JulianoDomingues,
A situação dos médicos brasileiros formados em Cuba e que hoje residem no Brasil teve um relativo avanço. Foi aprovado nesta quarta-feira (12), na Comissão de Relação Exteriores da Câmara dos Deputados, com apenas três votos contra, o acordo que torna automática a validação de diplomas de brasileiros formados na faculdade de Medicina de Cuba, Escola Latino-Americana (Elam) de Ciências Médicas.
O avanço é relativo, pois o acordo ainda deve passar por mais três comissões antes de seguir para o Senado. No entanto, o resultado foi comemorado pelos médicos brasileiros formados em Cuba e que hoje esperam poder exercer efetivamente a profissão.
“É um pequeno passo porque ainda existem outras etapas, mas não deixa de ser um avanço. De certa forma, foi até uma surpresa para nós ao ver que o acordo foi aprovado com apenas três votos contra”, afirma Lúcio Flávio, médico formado em Cuba há dois anos, mas que ainda espera para poder exercer a profissão no Brasil.
Contexto
Os médicos brasileiros que vêm sendo formados pela Elam desde 2005, não podem atuar no Brasil devido ao não-reconhecimento da validade de seus diplomas pelas faculdades de medicina brasileiras e pelo Conselho Federal de Medicina (CFM), os quais alegam incompatibilidade da grade curricular.

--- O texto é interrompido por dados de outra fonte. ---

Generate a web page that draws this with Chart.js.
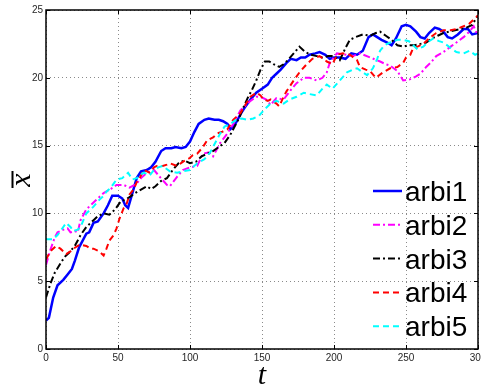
<!DOCTYPE html>
<html>
<head>
<meta charset="utf-8">
<script src="https://cdn.jsdelivr.net/npm/chart.js@4.4.1/dist/chart.umd.min.js"></script>
<style>
  html, body { margin: 0; padding: 0; background: #fff; }
  #wrap { width: 481px; height: 388px; }
</style>
</head>
<body>
<div id="wrap"><canvas id="c" width="481" height="388"></canvas></div>
<script>
// Axis ticks
const xTicks = [0, 50, 100, 150, 200, 250, 300];
const yTicks = [0, 5, 10, 15, 20, 25];

// Series names
const seriesNames = ['arbi1', 'arbi2', 'arbi3', 'arbi4', 'arbi5'];

// arbi1: time samples and mean values
const arbi1T = [0,2,5,8,12,15,18,20,23,25,28,30,33,36,40,43,46,50,53,55,57,60,63,66,70,73,76,80,83,87,90,94,97,100,103,106,110,113,117,120,123,126,128,131,135,138,142,146,150,154,157,160,163,167,170,174,177,180,183,187,190,194,197,200,204,208,212,216,220,224,227,230,233,237,240,243,247,250,253,257,260,263,266,270,273,276,279,282,286,290,293,296,300];
const arbi1X = [2.1,2.3,3.8,4.7,5.1,5.5,5.9,6.5,7.5,7.9,8.5,8.6,9.3,9.4,10.0,10.6,11.3,11.3,11.1,10.6,10.4,11.5,12.6,13.1,13.2,13.4,13.8,14.6,14.8,14.8,14.9,14.8,14.9,15.3,16.0,16.6,16.9,17.0,16.9,16.9,16.8,16.6,16.2,16.5,17.3,17.8,18.4,18.9,19.2,19.5,20.0,20.3,20.6,21.1,21.4,21.3,21.5,21.5,21.7,21.8,21.9,21.7,21.4,21.5,21.5,21.4,21.8,21.7,22.0,23.0,23.2,23.0,22.8,22.6,22.4,22.9,23.8,23.9,23.8,23.4,23.0,22.9,23.3,23.7,23.6,23.4,23.0,22.9,23.2,23.6,23.6,23.2,23.3];

// arbi2
const arbi2T = [0,3,6,8,12,15,17,20,22,24,28,31,35,40,45,49,54,58,63,66,70,75,79,84,86,91,95,100,105,109,113,116,121,126,130,135,139,142,146,149,153,156,160,165,170,174,179,183,188,192,195,197,202,209,213,218,225,232,236,239,244,248,253,257,260,264,267,271,276,281,285,290,294,297,300];
const arbi2X = [6.2,7.3,8.2,8.6,8.8,8.9,8.6,8.7,8.6,9.5,10.3,10.6,11.0,11.5,11.8,12.1,12.1,11.9,12.2,12.6,13.0,13.2,12.7,12.1,12.0,12.7,13.2,13.4,13.5,14.4,14.5,14.2,15.2,15.9,16.6,17.6,18.0,18.3,18.6,18.6,18.4,18.0,18.5,18.4,19.1,19.6,20.0,20.0,19.8,20.0,20.4,21.1,21.8,21.7,21.6,21.8,21.5,21.2,21.0,20.9,20.5,19.8,19.9,20.1,20.3,20.8,21.1,21.6,21.9,22.3,22.6,23.0,23.4,23.8,23.1];

// arbi3
const arbi3T = [0,3,6,10,13,16,20,24,28,33,36,40,44,48,52,55,58,62,65,70,73,76,80,84,88,92,96,100,104,108,112,116,120,124,128,131,134,137,140,143,146,149,152,155,158,162,165,168,172,176,180,184,188,192,196,200,204,208,211,215,220,225,229,232,236,240,244,248,252,256,260,264,268,272,276,280,284,288,292,296,300];
const arbi3X = [3.8,4.8,5.6,6.3,6.8,7.1,7.6,8.4,9.0,9.5,9.8,10.0,9.9,10.3,10.9,11.0,11.2,11.5,11.7,12.0,11.8,12.0,12.4,12.6,13.2,13.7,13.9,13.7,13.8,14.2,14.4,14.6,14.9,15.2,15.8,16.4,17.0,17.8,18.5,19.1,19.8,20.6,21.2,21.2,21.0,20.8,21.0,21.3,21.8,22.3,21.9,21.7,21.6,21.5,21.6,21.6,21.3,22.2,22.8,23.0,23.2,23.1,23.3,23.4,23.1,22.8,22.4,22.3,22.4,22.4,22.5,22.6,22.9,23.1,23.3,23.4,23.5,23.6,23.7,23.9,24.6];

// arbi4
const arbi4T = [0,3,7,10,12,14,17,19,22,24,28,31,33,37,40,42,44,47,49,51,54,56,58,61,63,65,68,72,75,77,81,84,86,91,95,100,102,105,109,112,116,119,122,126,130,135,139,142,146,149,151,154,156,160,162,165,167,172,176,181,185,190,195,199,202,206,211,216,218,222,225,229,234,239,244,248,250,253,255,258,262,267,271,276,281,285,290,294,298,300];
const arbi4X = [6.6,7.2,7.6,7.4,7.2,7.0,7.2,7.4,7.6,7.7,7.6,7.4,7.4,7.2,6.9,7.4,8.0,8.4,8.9,9.6,10.4,10.7,11.4,11.8,12.3,12.6,13.2,13.0,13.4,13.5,13.5,13.6,13.7,13.5,13.8,14.1,14.3,14.4,14.9,15.4,15.6,15.9,16.0,16.2,16.9,17.4,18.1,18.6,18.9,18.7,18.4,18.3,18.4,18.1,17.9,18.6,19.0,19.8,20.4,21.0,21.4,21.6,21.2,21.0,21.7,21.8,21.7,21.3,20.8,20.6,20.5,20.0,20.4,20.7,20.8,21.1,21.5,21.7,22.2,22.3,22.5,23.0,23.3,23.5,23.5,23.6,23.8,24.0,24.4,24.6];

// arbi5
const arbi5T = [0,5,8,10,12,14,17,19,22,24,26,28,31,33,37,40,42,45,47,49,53,57,60,63,65,68,72,75,78,81,86,91,95,100,105,110,114,118,121,124,128,132,136,140,144,148,152,156,160,165,169,174,179,183,188,192,195,199,204,209,213,216,220,223,227,230,232,235,239,244,248,252,255,258,262,266,269,273,276,281,285,290,294,298,300];
const arbi5X = [8.1,8.1,8.4,8.7,9.0,9.3,9.0,8.7,8.8,9.0,9.5,10.0,10.3,10.5,11.0,11.3,11.6,11.9,12.2,12.5,12.6,13.0,12.5,12.6,12.8,13.0,12.8,13.2,13.4,13.5,13.1,13.0,13.1,13.2,13.7,14.0,14.5,15.3,15.9,16.4,16.6,16.9,17.0,16.9,17.0,17.2,17.7,18.1,18.3,18.1,18.4,18.6,18.9,18.8,18.7,19.2,19.5,19.2,19.8,20.4,20.6,20.7,20.4,20.2,20.7,21.4,22.0,22.4,22.6,22.8,22.8,22.7,22.4,22.1,22.3,22.7,22.9,22.7,22.6,22.2,21.9,21.8,22.0,21.7,21.8];

const seriesT = [arbi1T, arbi2T, arbi3T, arbi4T, arbi5T];
const seriesX = [arbi1X, arbi2X, arbi3X, arbi4X, arbi5X];

// Line styles (MATLAB-like)
const styles = [
  { color: '#0000ff', width: 2.5, dash: [] },
  { color: '#ff00ff', width: 2, dash: [7, 3, 2, 3] },
  { color: '#000000', width: 2, dash: [7, 3, 2, 3] },
  { color: '#ff0000', width: 2, dash: [6, 4] },
  { color: '#00ffff', width: 2, dash: [6, 4] }
];

const datasets = seriesNames.map((name, i) => ({
  label: name,
  data: seriesT[i].map((t, k) => ({ x: t, y: seriesX[i][k] })),
  borderColor: styles[i].color,
  borderWidth: styles[i].width,
  borderDash: styles[i].dash,
  pointRadius: 0,
  tension: 0,
  fill: false,
  order: seriesNames.length - i
}));

// Box frame, inward ticks, axis titles and legend
const decorations = {
  id: 'decorations',
  afterDraw(chart) {
    const ctx = chart.ctx;
    const { left, right, top, bottom } = chart.chartArea;
    const xs = chart.scales.x, ys = chart.scales.y;
    ctx.save();

    // inward tick marks on all four sides
    ctx.strokeStyle = '#000';
    ctx.lineWidth = 1;
    ctx.setLineDash([]);
    ctx.beginPath();
    xTicks.forEach(v => {
      const px = Math.round(xs.getPixelForValue(v)) + 0.5;
      ctx.moveTo(px, bottom); ctx.lineTo(px, bottom - 4);
      ctx.moveTo(px, top); ctx.lineTo(px, top + 4);
    });
    yTicks.forEach(v => {
      const py = Math.round(ys.getPixelForValue(v)) + 0.5;
      ctx.moveTo(left, py); ctx.lineTo(left + 4, py);
      ctx.moveTo(right, py); ctx.lineTo(right - 4, py);
    });
    ctx.stroke();

    // axes box
    ctx.lineWidth = 1.5;
    ctx.strokeRect(left, top, right - left, bottom - top);

    // x axis title
    ctx.fillStyle = '#000';
    ctx.font = 'italic 30px "Liberation Serif", "DejaVu Serif", serif';
    ctx.textAlign = 'center';
    ctx.textBaseline = 'alphabetic';
    ctx.fillText('t', (left + right) / 2, 384);

    // y axis title: x with an overbar, rotated
    ctx.save();
    ctx.translate(30, 180);
    ctx.rotate(-Math.PI / 2);
    ctx.font = 'italic 30px "Liberation Serif", "DejaVu Serif", serif';
    ctx.textAlign = 'center';
    ctx.fillText('x', 0, 0);
    ctx.lineWidth = 2;
    ctx.beginPath();
    ctx.moveTo(-8, -17.5); ctx.lineTo(9, -17.5);
    ctx.stroke();
    ctx.restore();

    // legend
    const lx0 = 373, lx1 = 402, ly0 = 191, step = 33.8;
    ctx.font = '28px "Liberation Sans", Arial, sans-serif';
    ctx.textAlign = 'left';
    ctx.textBaseline = 'alphabetic';
    seriesNames.forEach((name, i) => {
      const y = ly0 + i * step;
      ctx.strokeStyle = styles[i].color;
      ctx.lineWidth = styles[i].width;
      ctx.setLineDash(styles[i].dash);
      ctx.beginPath();
      ctx.moveTo(lx0, y); ctx.lineTo(lx1, y);
      ctx.stroke();
      ctx.setLineDash([]);
      ctx.fillStyle = '#000';
      ctx.fillText(name, 405, y + 10);
    });
    ctx.restore();
  }
};

const tickFont = { family: '"Liberation Sans", Arial, sans-serif', size: 10 };

new Chart(document.getElementById('c'), {
  type: 'line',
  data: { datasets },
  options: {
    responsive: false,
    animation: false,
    devicePixelRatio: 1,
    layout: { autoPadding: false, padding: { left: 0, top: 10, right: 3, bottom: 0 } },
    plugins: { legend: { display: false }, tooltip: { enabled: false } },
    scales: {
      x: {
        type: 'linear',
        min: 0, max: 300,
        afterBuildTicks(scale) { scale.ticks = xTicks.map(v => ({ value: v })); },
        afterFit(scale) {
          scale.height = 39;
          scale.paddingLeft = 0;
          scale.paddingRight = 0;
        },
        ticks: { font: tickFont, color: '#262626', padding: 3, maxRotation: 0 },
        grid: { color: '#8a8a8a', lineWidth: 1, drawTicks: false },
        border: { display: false, dash: [1, 3] }
      },
      y: {
        type: 'linear',
        min: 0, max: 25,
        afterBuildTicks(scale) { scale.ticks = yTicks.map(v => ({ value: v })); },
        afterFit(scale) {
          scale.width = 46;
          scale.paddingTop = 0;
          scale.paddingBottom = 0;
        },
        ticks: { font: tickFont, color: '#262626', padding: 3 },
        grid: { color: '#8a8a8a', lineWidth: 1, drawTicks: false },
        border: { display: false, dash: [1, 3] }
      }
    }
  },
  plugins: [decorations]
});
</script>
</body>
</html>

Segundo o médico e integrante do Movimento dos Trabalhadores Rurais Sem-Terra (MST), Josiano Macedo, a compatibilidade dos diplomas dos dois países chega a 95%, dependendo da faculdade. Para o médico, o que existe é um corporativo por parte do CFM, do Conselho Nacional de Medicina e da Associação Médica Brasileira em alegar que já existem médicos demais no Brasil e que os formados em Cuba iriam ocupar o lugar dos médicos brasileiros no mercado de trabalho.
No entanto, dados do Ministério da Saúde mostram que existem mais de mil municípios brasileiros nos quais não existe nenhum médico. Segundo a declaração do ministro da Saúde, José Gomes Temporão, os médicos formados em Cuba deverão atuar no Sistema Único de Saúde (SUS) brasileiro e integrar o Programa de Saúde da Família (PSF), trabalhando não só a cura, como principalmente a prevenção.
“Nós esperamos que os nossos estudantes ao chegarem aqui, sejam capazes de assumir o que se comprometeram que é trabalhar a medicina social, que não vai abandonar o camponês ou o cidadão que mora no interior do país”, afirma a integrante da Associação dos Pais e Apoiadores dos Estudantes Brasileiros em Cuba (Apac), Maria Correia.
Prevenção, cura e mercatilização
De acordo com o presidente do Conselho Nacional de Saúde, Francisco Batista Júnior, o Brasil possui uma visão histórica “muito mais fincado no tratamento da doença do que propriamente de prevenção da doença”.
“Nós não vemos ninguém no Brasil reclamar da falta de nutricionista na rede básica fazendo a prevenção de hipertensão e diabetes. Esse raciocínio vale para todas as demais categorias e ações profissionais”, relata.
Segundo Francisco, a falta de prevenção aliada à demanda cada vez maior por tratamentos de alta complexidade e por medicamentos caros, fazem com que boa parte dos processos de cura que deveriam ser realizados pelo SUS, passem para as mãos de setores privados, processo que gera uma dependência cada vez para com o mesmo.
Josiano afirma que formação ministrada em Cuba, diferente da brasileira, é mais fincada na prevenção e não possui um perfil mercadológico que hoje marca a formação dos médicos das faculdades brasileiras, fato que também é confirmado pelo presidente da CSN.
“Nós tivemos, na década de 1990, uma profunda mercantilização do ensino universitário na área de saúde. O que se abriu nesse período, principalmente de faculdade privadas, foi de uma irresponsabilidade flagrante, porque os cursos eram abertos sem nenhuma responsabilidade ou necessidade social, mas única e exclusivamente para auferir lucros e fazer disputa de mercado. Tanto é que nós temos a dificuldade de formação de profissionais de saúde em lugares onde a relação de mercado não interessa e a formação de lucros é mais difícil”, afirma Francisco.